IT’S INCREASINGLY OBVIOUS THAT THEIR JOBS HAVE NEVER BEEN ABOUT ENSURING THAT CHILDREN LEARN: Bureaucrats Declare War on Learning Pods. They’ll Lose. “Experimentation with such alternatives has been given impetus by government schools’ widespread inability to master online learning even as teachers unions resist efforts to return kids to physical classrooms. Just this week, the union representing public teachers in Washington, D.C. added to families’ uncertainties by torpedoing the district’s plans for reopening schools.”


That officials are motivated more by hostility to learning pods than by a bureaucratic notion of helpfulness is apparent from Oregon’s huffing that “these groups also risk leaving out students who are already underserved by our school system.”

Oregon’s phrasing echoes the Denver Board of Education’s complaint that it was “deeply concerned about the pods’ long-term negative implications for public education and social justice” and feared “that further flight will exacerbate academic and opportunity gaps among our children.”

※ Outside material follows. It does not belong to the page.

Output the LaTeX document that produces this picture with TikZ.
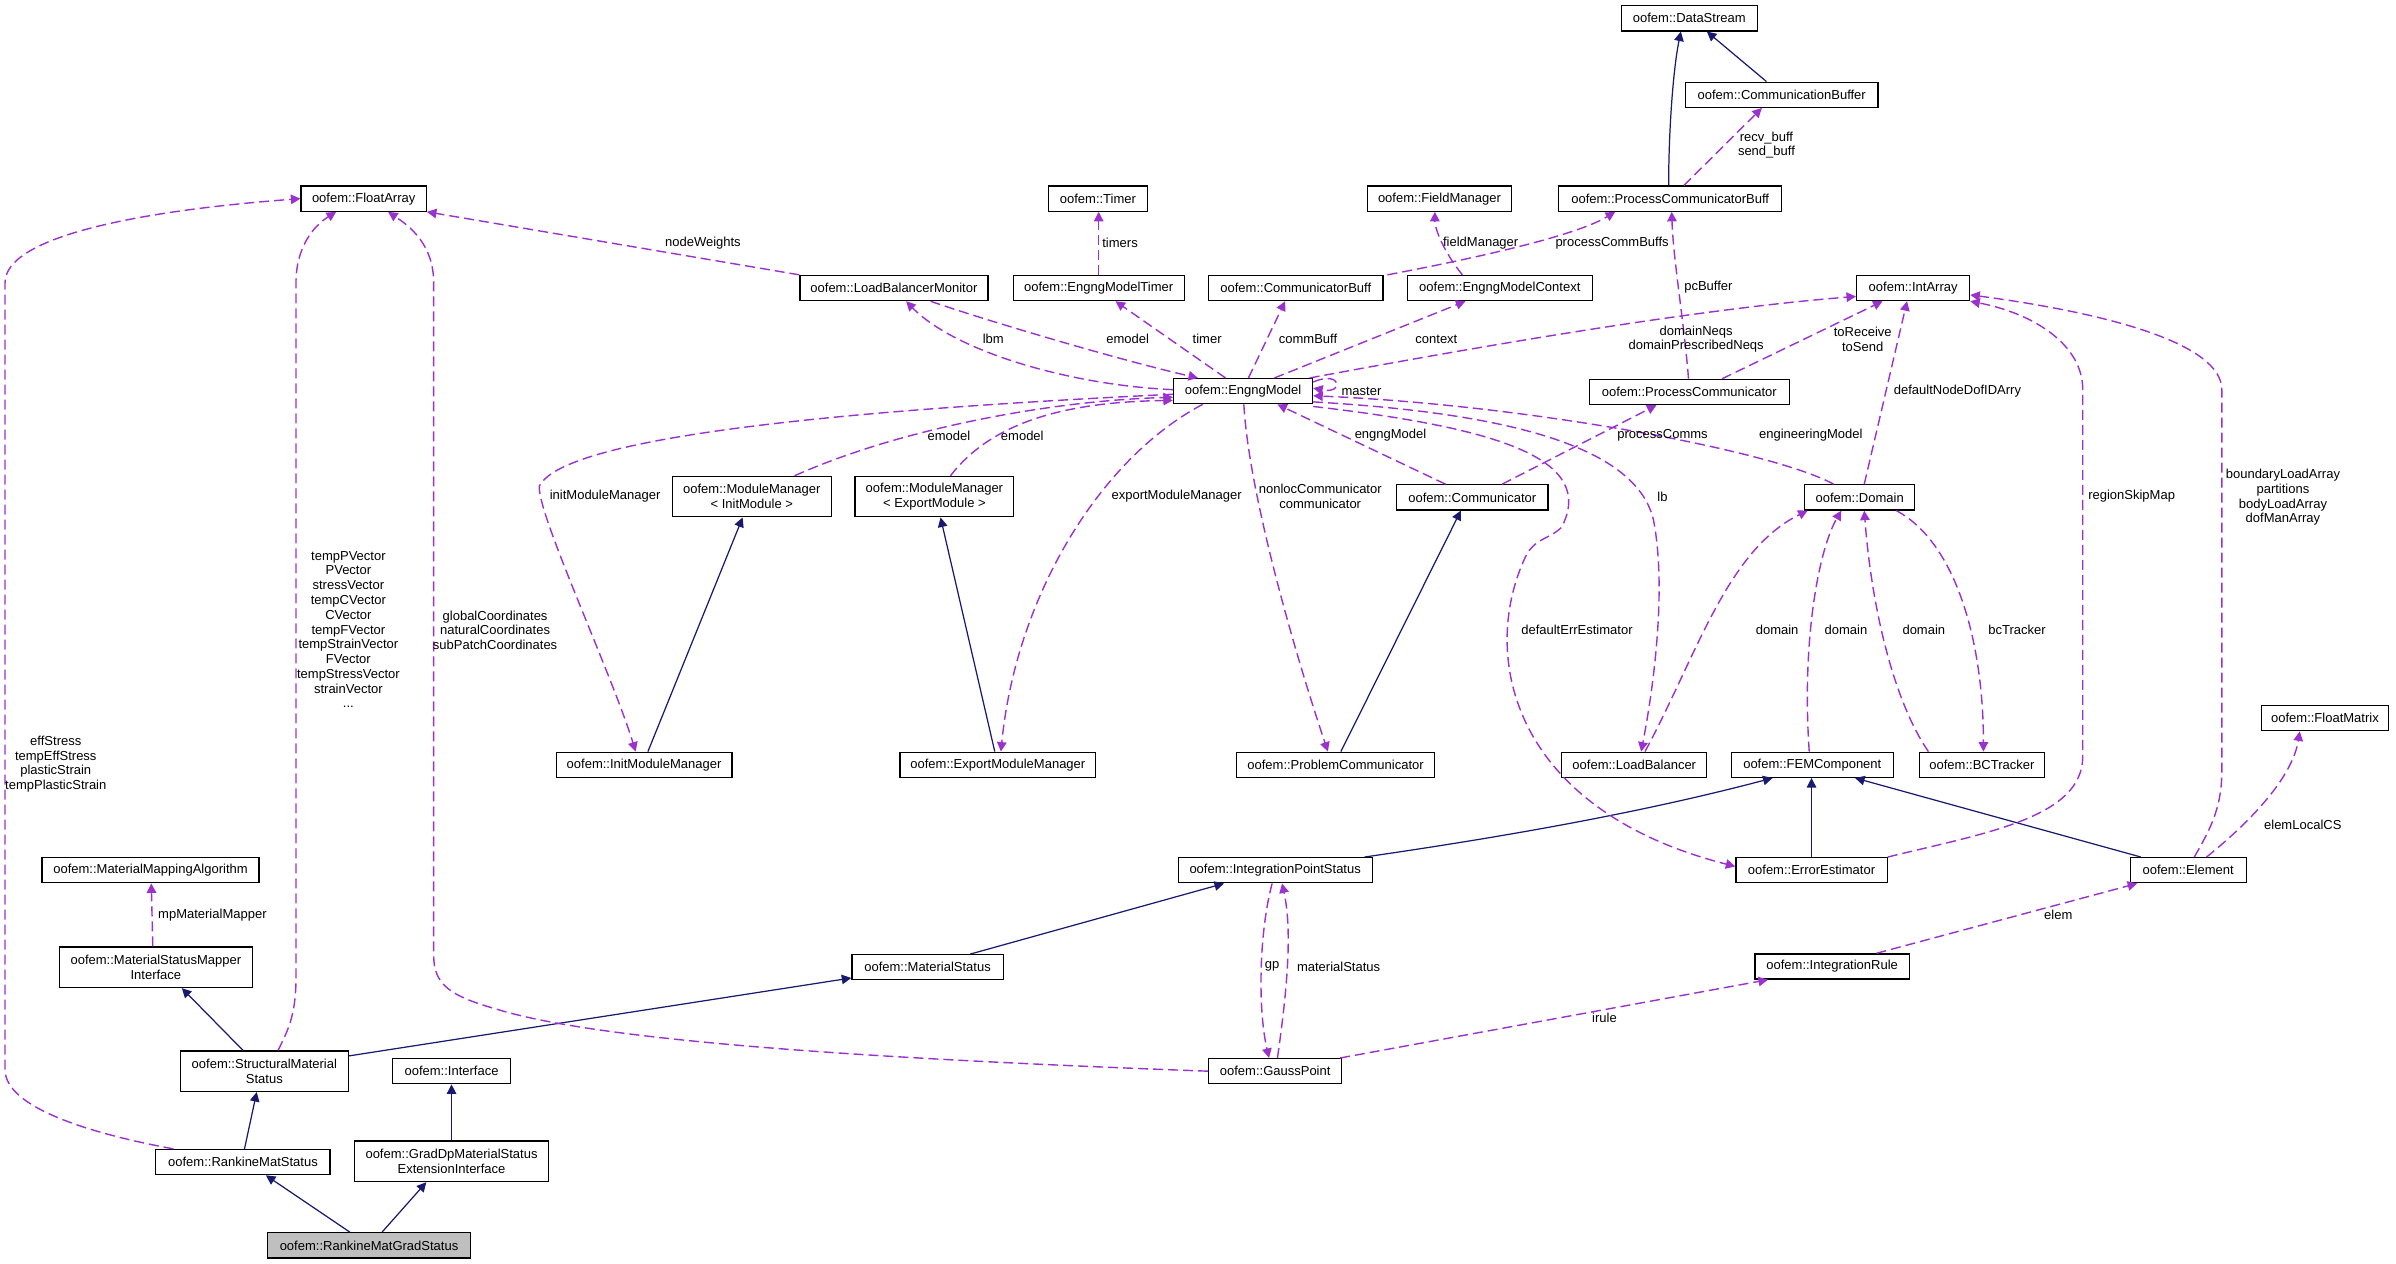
\documentclass[tikz,border=0pt]{standalone}
\usepackage{fontspec}
\setmainfont{Liberation Sans}
\usetikzlibrary{arrows.meta}

\definecolor{violauso}{RGB}{154,50,205}
\definecolor{bluederiva}{RGB}{25,25,112}
\definecolor{grigiofocus}{RGB}{191,191,191}

\begin{document}
\begin{tikzpicture}[
  x=0.3056mm, y=-0.3056mm,
  font=\fontsize{7.4}{8.4}\selectfont,
  classe/.style={draw=black, line width=0.7pt, fill=white, inner sep=0pt, minimum height=5.04mm, minimum width=#1*0.3056mm, align=center},
  classedoppia/.style={classe=#1, minimum height=8.1mm},
  eredita/.style={draw=bluederiva, line width=0.7pt, -{Triangle[length=1.9mm, width=1.9mm]}},
  uso/.style={draw=violauso, line width=0.8pt, dash pattern=on 2mm off 1mm, -{Triangle[length=1.9mm, width=1.9mm]}},
  etichetta/.style={inner sep=0pt, align=center}
]

%--------------------------------------------------------------
% Cornice
%--------------------------------------------------------------
\path[fill=white] (0,0) rectangle (1568,827);
\useasboundingbox (0,0) rectangle (1568,827);

%--------------------------------------------------------------
% Classi
%--------------------------------------------------------------
\node[classe=89] (ds) at (1105.5,12) {oofem::DataStream};
\node[classe=126] (cb) at (1166,62) {oofem::CommunicationBuffer};
\node[classe=146] (pcb) at (1093,130) {oofem::ProcessCommunicatorBuff};
\node[classe=82] (fa) at (238,130) {oofem::FloatArray};
\node[classe=65] (tm) at (718.5,130) {oofem::Timer};
\node[classe=94] (fm) at (942,130) {oofem::FieldManager};
\node[classe=123] (lbm) at (585,188.5) {oofem::LoadBalancerMonitor};
\node[classe=112] (emt) at (719,188.5) {oofem::EngngModelTimer};
\node[classe=114] (cbuf) at (848,188.5) {oofem::CommunicatorBuff};
\node[classe=121] (emc) at (981.5,188.5) {oofem::EngngModelContext};
\node[classe=74] (ia) at (1252,188.5) {oofem::IntArray};
\node[classe=91] (em) at (813.5,256) {oofem::EngngModel};
\node[classe=131] (pc) at (1105.5,256.5) {oofem::ProcessCommunicator};
\node[classedoppia=104] (mmi) at (492,325) {oofem::ModuleManager\\< InitModule >};
\node[classedoppia=104] (mme) at (611.5,325) {oofem::ModuleManager\\< ExportModule >};
\node[classe=99] (comm) at (963.5,325.5) {oofem::Communicator};
\node[classe=72] (dom) at (1217,325.5) {oofem::Domain};
\node[classe=115] (imm) at (421.5,500.5) {oofem::InitModuleManager};
\node[classe=128] (emm) at (653,500.5) {oofem::ExportModuleManager};
\node[classe=130] (prc) at (874,500.5) {oofem::ProblemCommunicator};
\node[classe=95] (lb) at (1069.5,500.5) {oofem::LoadBalancer};
\node[classe=106] (fem) at (1186,500.5) {oofem::FEMComponent};
\node[classe=82] (bct) at (1297,500.5) {oofem::BCTracker};
\node[classe=83] (fmat) at (1521.5,470) {oofem::FloatMatrix};
\node[classe=142] (mma) at (98.5,569.5) {oofem::MaterialMappingAlgorithm};
\node[classe=127] (ips) at (834.5,569.5) {oofem::IntegrationPointStatus};
\node[classe=99] (ee) at (1185.5,569.5) {oofem::ErrorEstimator};
\node[classe=76] (el) at (1432,569.5) {oofem::Element};
\node[classedoppia=126] (msmi) at (102,633) {oofem::MaterialStatusMapper\\Interface};
\node[classe=99] (ms) at (607,633) {oofem::MaterialStatus};
\node[classe=101] (ir) at (1199,632.5) {oofem::IntegrationRule};
\node[classedoppia=110] (sms) at (173,701) {oofem::StructuralMaterial\\Status};
\node[classe=77] (intf) at (295.5,701) {oofem::Interface};
\node[classe=87] (gp) at (834.5,701) {oofem::GaussPoint};
\node[classe=114] (rms) at (159,760.5) {oofem::RankineMatStatus};
\node[classedoppia=127] (gdp) at (295.5,760) {oofem::GradDpMaterialStatus\\ExtensionInterface};
\node[classe=133, fill=grigiofocus] (rmg) at (241.5,815) {oofem::RankineMatGradStatus};

%--------------------------------------------------------------
% Ereditarieta
%--------------------------------------------------------------
\draw[eredita] (229,0 |- rmg.north) -- (174,0 |- rms.south);
\draw[eredita] (250,0 |- rmg.north) -- (279,0 |- gdp.south);
\draw[eredita] (295.5,0 |- gdp.north) -- (295.5,0 |- intf.south);
\draw[eredita] (160,0 |- rms.north) -- (168,0 |- sms.south);
\draw[eredita] (159,0 |- sms.north) -- (119,0 |- msmi.south);
\draw[eredita] (sms.east |- 0,691) -- (ms.west |- 0,640);
\draw[eredita] (635,0 |- ms.north) -- (801,0 |- ips.south);
\draw[eredita] (893,0 |- ips.north) .. controls (975,549) and (1070,533) .. (1160,0 |- fem.south);
\draw[eredita] (1185.5,0 |- ee.north) -- (1185.5,0 |- fem.south);
\draw[eredita] (1401,0 |- el.north) -- (1214,0 |- fem.south);
\draw[eredita] (424,0 |- imm.north) -- (486,0 |- mmi.south);
\draw[eredita] (651,0 |- emm.north) -- (615.5,0 |- mme.south);
\draw[eredita] (877.5,0 |- prc.north) -- (956,0 |- comm.south);
\draw[eredita] (1092,0 |- pcb.north) .. controls (1092,85) and (1095,45) .. (1100,0 |- ds.south);
\draw[eredita] (1156,0 |- cb.north) -- (1117,0 |- ds.south);

%--------------------------------------------------------------
% Uso: FloatArray e rami a sinistra
%--------------------------------------------------------------
\draw[uso] (113.5,0 |- rms.north) .. controls (60,742) and (3.3,725) .. (3.3,700) -- (3.3,185) .. controls (3.3,155) and (90,138) .. (fa.west);
\draw[uso] (182,0 |- sms.north) .. controls (188,675) and (193.7,665) .. (193.7,640) -- (193.7,185) .. controls (193.7,162) and (205,148) .. (220,0 |- fa.south);
\draw[uso] (gp.west) .. controls (600,694) and (400,683) .. (327,661) .. controls (295,652) and (283.8,645) .. (283.8,625) -- (283.8,185) .. controls (283.8,160) and (268,148) .. (254,0 |- fa.south);
\draw[uso] (lbm.north west) -- (fa.south east);
\draw[uso] (100,0 |- msmi.north) -- (99,0 |- mma.south);
\node[etichetta] (leff) at (36.5,500) {effStress\\tempEffStress\\plasticStrain\\tempPlasticStrain};
\node[etichetta] (lvec) at (228,412) {tempPVector\\PVector\\stressVector\\tempCVector\\CVector\\tempFVector\\tempStrainVector\\FVector\\tempStressVector\\strainVector\\...};
\node[etichetta] (lcoord) at (324,412.5) {globalCoordinates\\naturalCoordinates\\subPatchCoordinates};
\node[etichetta] (lnodew) at (460,159) {nodeWeights};
\node[etichetta] (lmapper) at (139,599) {mpMaterialMapper};

%--------------------------------------------------------------
% Uso: intorno a EngngModel
%--------------------------------------------------------------
\draw[uso] (em.west |- 0,255) .. controls (700,252) and (625,230) .. (593,0 |- lbm.south);
\draw[uso] (609,0 |- lbm.south) .. controls (640,208) and (730,235) .. (784,0 |- em.north);
\draw[uso] (719,0 |- emt.north) -- (719,0 |- tm.south);
\draw[uso] (802,0 |- em.north) -- (730,0 |- emt.south);
\draw[uso] (817,0 |- em.north) -- (841,0 |- cbuf.south);
\draw[uso] (834,0 |- em.north) -- (959,0 |- emc.south);
\draw[uso] (957,0 |- emc.north) .. controls (945,165) and (939,150) .. (939,0 |- fm.south);
\draw[uso] (908,0 |- cbuf.north) .. controls (960,170) and (1030,155) .. (1057,0 |- pcb.south);
\draw[uso] (1102,0 |- pcb.north) -- (1153,0 |- cb.south);
\draw[uso] (1105,0 |- pc.north) .. controls (1102,210) and (1095,170) .. (1094,0 |- pcb.south);
\draw[uso] (857,0 |- em.north) .. controls (940,232) and (1100,203) .. (ia.west |- 0,194);
\draw[uso] (1127,0 |- pc.north) -- (1232,0 |- ia.south);
\draw[uso] (1220,0 |- dom.north) -- (1248,0 |- ia.south);
\draw[uso] (em.east |- 0,250) .. controls (878,242) and (880,258) .. (em.east |- 0,254);
\draw[uso] (520,0 |- mmi.north) .. controls (590,280) and (690,262) .. (em.west |- 0,260);
\draw[uso] (622,0 |- mme.north) .. controls (650,275) and (700,263) .. (em.west |- 0,262);
\draw[uso] (em.west |- 0,258) .. controls (560,268) and (370,285) .. (353,318) .. controls (351,335) and (400,440) .. (416,0 |- imm.north);
\draw[uso] (787,0 |- em.south) .. controls (720,300) and (665,390) .. (655,0 |- emm.north);
\draw[uso] (814,0 |- em.south) .. controls (817,320) and (845,420) .. (869,0 |- prc.north);
\draw[uso] (946,0 |- comm.north) -- (836,0 |- em.south);
\draw[uso] (983,0 |- comm.north) -- (1084,0 |- pc.south);
\draw[uso] (1200,0 |- dom.north) .. controls (1160,295) and (1000,265) .. (em.east |- 0,259);
\draw[uso] (em.east |- 0,263) .. controls (980,270) and (1070,290) .. (1082,340) .. controls (1090,380) and (1084,440) .. (1074,0 |- lb.north);
\draw[uso] (em.east |- 0,266) .. controls (980,280) and (1045,300) .. (1022,345) .. controls (1014,353) and (1004,352) .. (998,365) .. controls (968,430) and (990,530) .. (ee.west |- 0,567);
\node[etichetta] (llbm) at (650,222) {lbm};
\node[etichetta] (lemodel) at (738,222) {emodel};
\node[etichetta] (ltimers) at (733,159) {timers};
\node[etichetta] (ltimer) at (790,222) {timer};
\node[etichetta] (lcommbuff) at (856,222) {commBuff};
\node[etichetta] (lcontext) at (940,222) {context};
\node[etichetta] (lfield) at (969,159) {fieldManager};
\node[etichetta] (lpcbuffs) at (1055,159) {processCommBuffs};
\node[etichetta] (lbuff) at (1156,95) {recv\_buff\\send\_buff};
\node[etichetta] (lpcbuffer) at (1118,188) {pcBuffer};
\node[etichetta] (lneqs) at (1110,222) {domainNeqs\\domainPrescribedNeqs};
\node[etichetta] (ltorecv) at (1219,222) {toReceive\\toSend};
\node[etichetta] (ldofid) at (1281,256) {defaultNodeDofIDArry};
\node[etichetta] (lmaster) at (891,256) {master};
\node[etichetta] (lemodeli) at (621,285) {emodel};
\node[etichetta] (lemodele) at (669,285) {emodel};
\node[etichetta] (linitmm) at (396,325) {initModuleManager};
\node[etichetta] (lexportmm) at (770,325) {exportModuleManager};
\node[etichetta] (lnonloc) at (864,325) {nonlocCommunicator\\communicator};
\node[etichetta] (lengng) at (910,285) {engngModel};
\node[etichetta] (lpcomms) at (1088,285) {processComms};
\node[etichetta] (lengmodel) at (1185,285) {engineeringModel};
\node[etichetta] (llb) at (1088,325) {lb};
\node[etichetta] (lerrest) at (1032,412) {defaultErrEstimator};

%--------------------------------------------------------------
% Uso: Domain, elementi e punti di Gauss
%--------------------------------------------------------------
\draw[uso] (ee.north east) .. controls (1300,545) and (1363,535) .. (1363,495) -- (1363,255) .. controls (1363,225) and (1330,205) .. (ia.south east);
\draw[uso] (1436,0 |- el.north) .. controls (1445,545) and (1454,530) .. (1454,505) -- (1454,255) .. controls (1454,225) and (1380,205) .. (ia.east |- 0,193);
\draw[uso] (1184,0 |- fem.north) .. controls (1179,420) and (1190,360) .. (1205,0 |- dom.south);
\draw[uso] (1076.5,0 |- lb.north) .. controls (1110,430) and (1130,360) .. (1183,0 |- dom.south);
\draw[uso] (1262,0 |- bct.north) .. controls (1240,460) and (1225,400) .. (1220,0 |- dom.south);
\draw[uso] (1241,0 |- dom.south) .. controls (1280,355) and (1298,420) .. (1298,0 |- bct.north);
\draw[uso] (1444,0 |- el.north) .. controls (1470,540) and (1500,510) .. (1505,0 |- fmat.south);
\draw[uso] (1228,0 |- ir.north) -- (1398.6,0 |- el.south);
\draw[uso] (877,0 |- gp.north) -- (1157,0 |- ir.south);
\draw[uso] (836,0 |- gp.north) .. controls (842,650) and (846,610) .. (839,0 |- ips.south);
\draw[uso] (832.5,0 |- ips.south) .. controls (824,610) and (823,660) .. (830.5,0 |- gp.north);
\node[etichetta] (lskip) at (1395,325) {regionSkipMap};
\node[etichetta] (larrays) at (1494,325.5) {boundaryLoadArray\\partitions\\bodyLoadArray\\dofManArray};
\node[etichetta] (ldomlb) at (1163,412) {domain};
\node[etichetta] (ldomfem) at (1208,412) {domain};
\node[etichetta] (ldombct) at (1259,412) {domain};
\node[etichetta] (lbctracker) at (1320,412) {bcTracker};
\node[etichetta] (llocalcs) at (1507,540) {elemLocalCS};
\node[etichetta] (lelem) at (1347,599) {elem};
\node[etichetta] (lgp) at (832.5,632.6) {gp};
\node[etichetta] (lmatstatus) at (876,632.6) {materialStatus};
\node[etichetta] (lirule) at (1050,666) {irule};

\end{tikzpicture}
\end{document}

The implication is that families dissatisfied with the floundering government schools and capable of doing better by their children should instead hold the kids back out of concerns for equity. It’s Harrison Bergeron transformed from cautionary tale into policy.

That government school officials face an uphill fight in their efforts to stop the exodus of students to alternatives is obvious from trends and from public opinion.

Good. They’re bad for kids and should be replaced. Or, better still, not replaced.